In fact, old farm buildings still are occupied by a host of wild birds and animals, some that were welcomed when the buildings were new, some that were probably there all along, but unnoticed, and some that would not have been such welcomed guests when the farmer had to be in and out of the building several times each day.

Common pigeons were once year-round residents at every diverse farm operation, taking up their station in hay lofts among the rafters, and announcing anyone's arrival in the loft with that unique slap, slap, slapping of their wings as they exited through the open loft door. Their fat young, known as squabs, sometimes graced farm tables as a seasonal delicacy. They like to stay high, though, and their numbers have declined along with the barns and corn cribs tall enough to attract them.

Any large building with open windows or doors might still provide a home to a colony of those sparkling aerial acrobats that take their favorite buildings as part of their name, the barn swallows. Their cheerful chatter and nests made of barnyard mud tucked along rafters up under ceilings were as sure a sign that spring had come as any on the farm.
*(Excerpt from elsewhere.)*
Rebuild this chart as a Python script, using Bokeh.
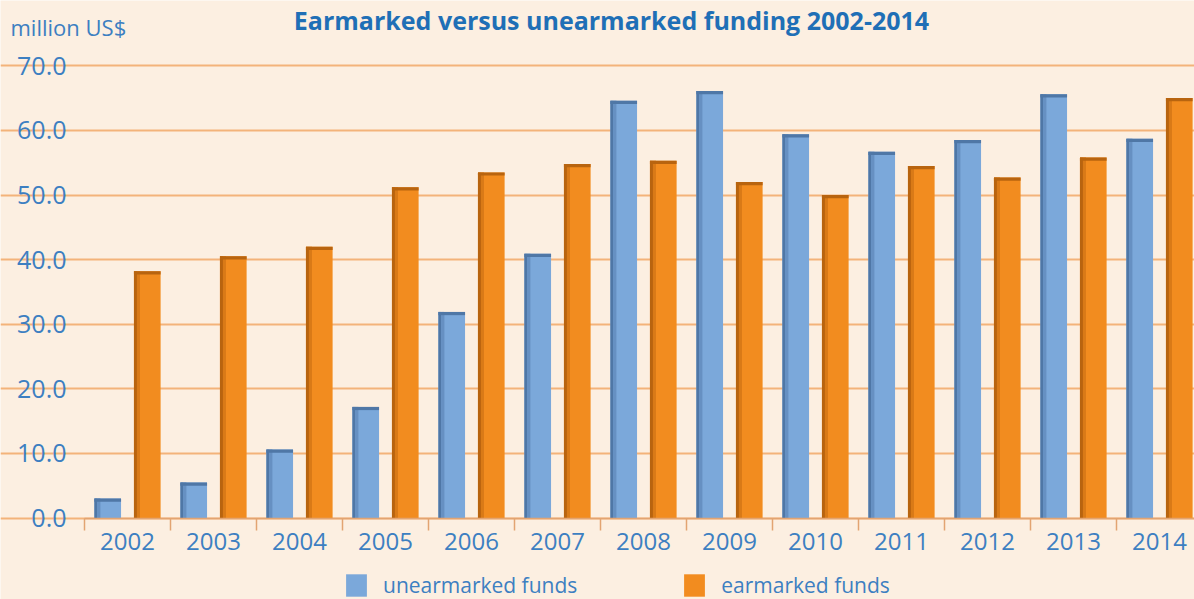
from bokeh.plotting import figure
from bokeh.models import (Range1d, FixedTicker, NumeralTickFormatter, Legend, LegendItem,
                          ColumnDataSource, Label)
from bokeh.transform import dodge
from bokeh.embed import file_html
from bokeh.resources import INLINE

years = [2002, 2003, 2004, 2005, 2006, 2007, 2008, 2009, 2010, 2011, 2012, 2013, 2014]
year_labels = ["2002", "2003", "2004", "2005", "2006", "2007", "2008", "2009", "2010",
               "2011", "2012", "2013", "2014"]
unearmarked = [3.0, 5.5, 10.6, 17.2, 31.9, 40.9, 64.6, 66.1, 59.4, 56.7, 58.5, 65.6, 58.7]
earmarked = [38.2, 40.5, 42.0, 51.2, 53.5, 54.8, 55.3, 52.0, 50.0, 54.5, 52.7, 55.8, 65.0]
y_ticks = [0, 10, 20, 30, 40, 50, 60, 70]

BG = "#FCEFE1"
BLUE = "#7BA8DA"
BLUE_D = "#4F77A6"
BLUE_M = "#6690C2"
ORANGE = "#F28C1F"
ORANGE_D = "#B8640F"
ORANGE_M = "#D97A17"
GRID = "#F3B37A"
AXIS = "#E2A472"
TXT = "#3D7FC1"
TITLE = "#1F6FB6"
FONT = "Open Sans"

W, H = 1194, 599
cap = 0.5
src = ColumnDataSource(dict(
    year=years,
    u=unearmarked, e=earmarked,
    u_cap=[v - cap for v in unearmarked],
    e_cap=[v - cap for v in earmarked],
))

x0 = years[0] - 0.5          # left edge of the category area
px_per_year = 86.0
px_per_unit = 6.46
left_px, base_px = 84.0, 517.5
x_start = x0 - left_px / px_per_year
x_end = x0 + (W - left_px) / px_per_year
y_start = -(H - base_px) / px_per_unit
y_end = base_px / px_per_unit

p = figure(width=W, height=H, output_backend="svg", toolbar_location=None,
           x_range=Range1d(x_start, x_end), y_range=Range1d(y_start, y_end),
           min_border_left=0, min_border_right=0, min_border_top=0, min_border_bottom=0,
           background_fill_color=BG, border_fill_color=BG, outline_line_color=None)

off = 0.23
w = 0.31
rb = p.vbar(x=dodge("year", -off, range=p.x_range), top="u", width=w, source=src,
            fill_color=BLUE, line_color=None)
ro = p.vbar(x=dodge("year", off, range=p.x_range), top="e", width=w, source=src,
            fill_color=ORANGE, line_color=None)
# shading (left edge and top cap)
for o, col, dk, md in [(-off, "u", BLUE_D, BLUE_M), (off, "e", ORANGE_D, ORANGE_M)]:
    p.vbar(x=dodge("year", o - w / 2 + 0.0175, range=p.x_range), top=col, width=0.035,
           source=src, fill_color=dk, line_color=None)
    p.vbar(x=dodge("year", o - w / 2 + 0.0525, range=p.x_range), top=col, width=0.035,
           source=src, fill_color=md, line_color=None)
    p.vbar(x=dodge("year", o, range=p.x_range), top=col, bottom=col + "_cap", width=w,
           source=src, fill_color=dk, line_color=None)

# grid
p.xgrid.visible = False
p.ygrid.ticker = FixedTicker(ticks=y_ticks)
p.ygrid.grid_line_color = GRID
p.ygrid.grid_line_width = 2
p.ygrid.bounds = (x0, x_end)
p.ygrid.level = "underlay"

# y axis
ya = p.yaxis[0]
ya.fixed_location = x0
ya.ticker = FixedTicker(ticks=y_ticks)
ya.formatter = NumeralTickFormatter(format="0.0")
ya.axis_line_color = None
ya.major_tick_line_color = None
ya.minor_tick_line_color = None
ya.major_tick_out = 0
ya.major_tick_in = 0
ya.major_label_standoff = 18
ya.major_label_text_font = FONT
ya.major_label_text_font_size = "25px"
ya.major_label_text_color = TXT

# x axis
boundaries = [x0] + [y + 0.5 for y in years]
xa = p.xaxis[0]
xa.fixed_location = 0
xa.bounds = (x0, x_end)
xa.ticker = FixedTicker(ticks=years, minor_ticks=boundaries)
xa.major_label_overrides = {y: s for y, s in zip(years, year_labels)}
xa.axis_line_color = AXIS
xa.axis_line_width = 1.5
xa.major_tick_line_color = None
xa.major_tick_out = 0
xa.major_tick_in = 0
xa.minor_tick_line_color = AXIS
xa.minor_tick_line_width = 1.5
xa.minor_tick_out = 12
xa.minor_tick_in = 0
xa.major_label_standoff = 3
xa.major_label_text_font = FONT
xa.major_label_text_font_size = "24px"
xa.major_label_text_color = TXT

legend = Legend(items=[LegendItem(label="unearmarked funds", renderers=[rb]),
                       LegendItem(label="earmarked funds", renderers=[ro])],
                orientation="horizontal", location=(343, 0),
                glyph_width=26, glyph_height=28, label_standoff=14, spacing=104,
                padding=0, margin=0,
                background_fill_alpha=0, border_line_color=None,
                label_text_font=FONT, label_text_font_size="21px", label_text_color=TXT)
p.add_layout(legend)

title = Label(x=611, y=H - 2, x_units="screen", y_units="screen",
              text="Earmarked versus unearmarked funding 2002-2014",
              text_font=FONT, text_font_style="bold", text_font_size="25px",
              text_color=TITLE, text_align="center", text_baseline="top")
unit = Label(x=10, y=H - 11, x_units="screen", y_units="screen", text="million US$",
             text_font=FONT, text_font_size="22px", text_color=TXT,
             text_align="left", text_baseline="top")
p.add_layout(title)
p.add_layout(unit)

open("out.html", "w").write(file_html(p, INLINE))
Where will they go when the last old barn is gone?

Old barns near woods and streams might still attract the attention of another insect eating bird, the eastern phoebe. Phoebes prefer lower levels of a building, especially a basement level common on barns built into hillsides for their mud and moss nests. Conditions there mimic the cool, damp cave entrances they once used as homes before barns and country bridges offered them new opportunities.

Never welcomed, but present where ever humans build, mice and rats still find farm buildings new and old to their liking. Most native owls willingly enter open old buildings in search of prey, and often perch in lofts where they leave their calling cards, pellets of compressed fur and bone which they cough up after a mouse meal. This includes the barn owl, now endangered over much of its range as old buildings and nearby pastures where they nested and hunted has disappeared. A badger may burrow after rodents under barn foundations. Raccoons and opossums still love old buildings whether they can find food there or not. Skunks and wood chucks also seem to like digging dens under old foundations.

Several species of bats readily make use of crevasses between rafters high up in old farm buildings where they quietly await evenings of insect hunting. Many species of these mostly beneficial mammals are also in decline across America, due, at least in part, to the loss of old farm building habitat.

The farm animals and stored crops they were built for may be long gone, but old farm buildings are still attractive homes to a host of wild creatures who will miss them as, year by year, more of them crumble and disappear from our rural landscape.